Material provided |
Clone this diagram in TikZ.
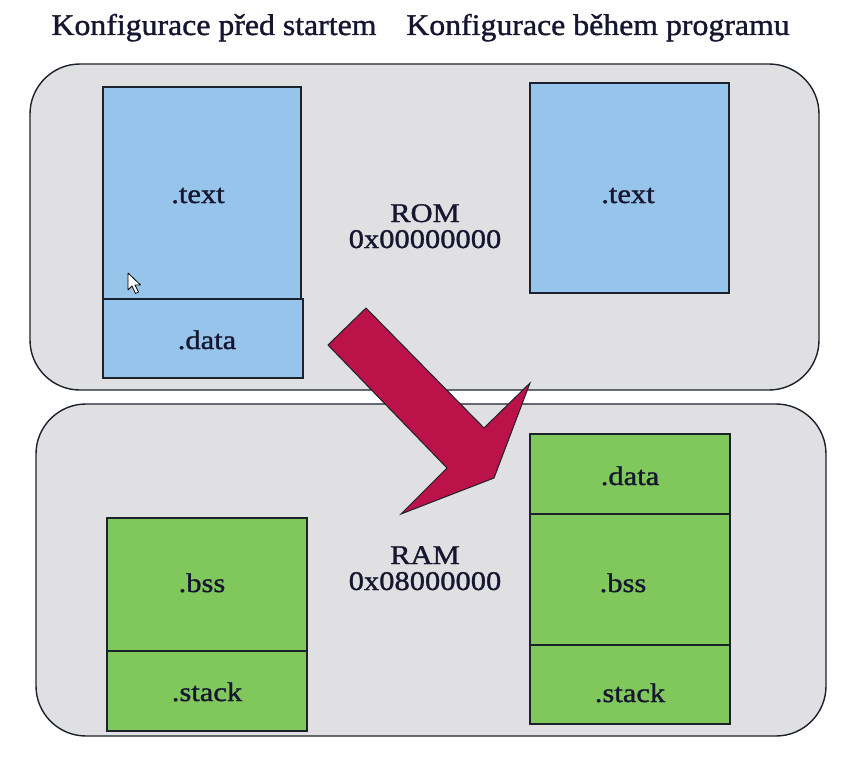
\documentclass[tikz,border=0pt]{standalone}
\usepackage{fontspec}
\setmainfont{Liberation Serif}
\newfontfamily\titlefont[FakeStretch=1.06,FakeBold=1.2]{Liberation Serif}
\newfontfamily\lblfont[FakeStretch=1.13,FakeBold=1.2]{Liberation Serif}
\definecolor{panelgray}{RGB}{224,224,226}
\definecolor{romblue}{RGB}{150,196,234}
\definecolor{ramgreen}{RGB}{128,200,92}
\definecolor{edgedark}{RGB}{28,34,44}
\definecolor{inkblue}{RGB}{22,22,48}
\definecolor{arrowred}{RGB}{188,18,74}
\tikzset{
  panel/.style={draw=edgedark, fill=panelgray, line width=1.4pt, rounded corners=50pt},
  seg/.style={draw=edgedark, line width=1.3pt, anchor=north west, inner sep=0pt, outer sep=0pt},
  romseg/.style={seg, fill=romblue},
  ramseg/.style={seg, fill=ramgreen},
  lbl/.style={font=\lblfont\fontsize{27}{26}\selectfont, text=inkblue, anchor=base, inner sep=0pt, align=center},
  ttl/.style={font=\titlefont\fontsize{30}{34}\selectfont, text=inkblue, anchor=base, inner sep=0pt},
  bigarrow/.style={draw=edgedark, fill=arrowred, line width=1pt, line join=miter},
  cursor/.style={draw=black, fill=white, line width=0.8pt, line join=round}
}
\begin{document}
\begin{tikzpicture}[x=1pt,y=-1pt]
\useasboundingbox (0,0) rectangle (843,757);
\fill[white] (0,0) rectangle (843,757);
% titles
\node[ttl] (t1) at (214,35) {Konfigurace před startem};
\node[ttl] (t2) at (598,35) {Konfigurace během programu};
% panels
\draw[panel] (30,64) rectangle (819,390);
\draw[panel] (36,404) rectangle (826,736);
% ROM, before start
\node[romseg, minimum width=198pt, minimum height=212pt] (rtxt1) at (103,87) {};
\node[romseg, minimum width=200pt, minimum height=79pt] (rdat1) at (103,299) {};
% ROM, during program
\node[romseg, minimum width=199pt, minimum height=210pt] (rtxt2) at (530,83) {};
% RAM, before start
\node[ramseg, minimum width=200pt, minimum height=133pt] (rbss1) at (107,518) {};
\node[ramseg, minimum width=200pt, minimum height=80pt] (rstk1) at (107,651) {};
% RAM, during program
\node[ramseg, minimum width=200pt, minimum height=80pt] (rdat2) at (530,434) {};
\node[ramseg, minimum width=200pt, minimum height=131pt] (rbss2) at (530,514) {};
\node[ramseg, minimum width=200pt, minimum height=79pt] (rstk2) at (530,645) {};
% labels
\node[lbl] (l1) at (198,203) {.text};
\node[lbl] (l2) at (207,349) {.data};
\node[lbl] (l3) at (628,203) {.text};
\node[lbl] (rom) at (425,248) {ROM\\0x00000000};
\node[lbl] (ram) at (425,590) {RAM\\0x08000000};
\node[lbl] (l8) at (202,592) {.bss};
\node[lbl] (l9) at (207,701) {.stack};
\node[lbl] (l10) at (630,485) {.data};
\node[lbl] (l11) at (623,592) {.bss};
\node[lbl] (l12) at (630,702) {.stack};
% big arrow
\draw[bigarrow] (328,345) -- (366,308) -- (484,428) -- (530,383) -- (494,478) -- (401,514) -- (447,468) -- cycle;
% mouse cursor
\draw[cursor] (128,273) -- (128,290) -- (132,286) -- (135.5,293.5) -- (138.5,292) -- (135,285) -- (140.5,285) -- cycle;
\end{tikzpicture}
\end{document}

Requirement | Pictures excluded, quote all the data above exactly.

The result |
Clone this diagram in TikZ.
\documentclass[tikz,border=0pt]{standalone}
\usepackage{fontspec}
\setmainfont{Liberation Serif}
\newfontfamily\titlefont[FakeStretch=1.06,FakeBold=1.2]{Liberation Serif}
\newfontfamily\lblfont[FakeStretch=1.13,FakeBold=1.2]{Liberation Serif}
\definecolor{panelgray}{RGB}{224,224,226}
\definecolor{romblue}{RGB}{150,196,234}
\definecolor{ramgreen}{RGB}{128,200,92}
\definecolor{edgedark}{RGB}{28,34,44}
\definecolor{inkblue}{RGB}{22,22,48}
\definecolor{arrowred}{RGB}{188,18,74}
\tikzset{
  panel/.style={draw=edgedark, fill=panelgray, line width=1.4pt, rounded corners=50pt},
  seg/.style={draw=edgedark, line width=1.3pt, anchor=north west, inner sep=0pt, outer sep=0pt},
  romseg/.style={seg, fill=romblue},
  ramseg/.style={seg, fill=ramgreen},
  lbl/.style={font=\lblfont\fontsize{27}{26}\selectfont, text=inkblue, anchor=base, inner sep=0pt, align=center},
  ttl/.style={font=\titlefont\fontsize{30}{34}\selectfont, text=inkblue, anchor=base, inner sep=0pt},
  bigarrow/.style={draw=edgedark, fill=arrowred, line width=1pt, line join=miter},
  cursor/.style={draw=black, fill=white, line width=0.8pt, line join=round}
}
\begin{document}
\begin{tikzpicture}[x=1pt,y=-1pt]
\useasboundingbox (0,0) rectangle (843,757);
\fill[white] (0,0) rectangle (843,757);
% titles
\node[ttl] (t1) at (214,35) {Konfigurace před startem};
\node[ttl] (t2) at (598,35) {Konfigurace během programu};
% panels
\draw[panel] (30,64) rectangle (819,390);
\draw[panel] (36,404) rectangle (826,736);
% ROM, before start
\node[romseg, minimum width=198pt, minimum height=212pt] (rtxt1) at (103,87) {};
\node[romseg, minimum width=200pt, minimum height=79pt] (rdat1) at (103,299) {};
% ROM, during program
\node[romseg, minimum width=199pt, minimum height=210pt] (rtxt2) at (530,83) {};
% RAM, before start
\node[ramseg, minimum width=200pt, minimum height=133pt] (rbss1) at (107,518) {};
\node[ramseg, minimum width=200pt, minimum height=80pt] (rstk1) at (107,651) {};
% RAM, during program
\node[ramseg, minimum width=200pt, minimum height=80pt] (rdat2) at (530,434) {};
\node[ramseg, minimum width=200pt, minimum height=131pt] (rbss2) at (530,514) {};
\node[ramseg, minimum width=200pt, minimum height=79pt] (rstk2) at (530,645) {};
% labels
\node[lbl] (l1) at (198,203) {.text};
\node[lbl] (l2) at (207,349) {.data};
\node[lbl] (l3) at (628,203) {.text};
\node[lbl] (rom) at (425,248) {ROM\\0x00000000};
\node[lbl] (ram) at (425,590) {RAM\\0x08000000};
\node[lbl] (l8) at (202,592) {.bss};
\node[lbl] (l9) at (207,701) {.stack};
\node[lbl] (l10) at (630,485) {.data};
\node[lbl] (l11) at (623,592) {.bss};
\node[lbl] (l12) at (630,702) {.stack};
% big arrow
\draw[bigarrow] (328,345) -- (366,308) -- (484,428) -- (530,383) -- (494,478) -- (401,514) -- (447,468) -- cycle;
% mouse cursor
\draw[cursor] (128,273) -- (128,290) -- (132,286) -- (135.5,293.5) -- (138.5,292) -- (135,285) -- (140.5,285) -- cycle;
\end{tikzpicture}
\end{document}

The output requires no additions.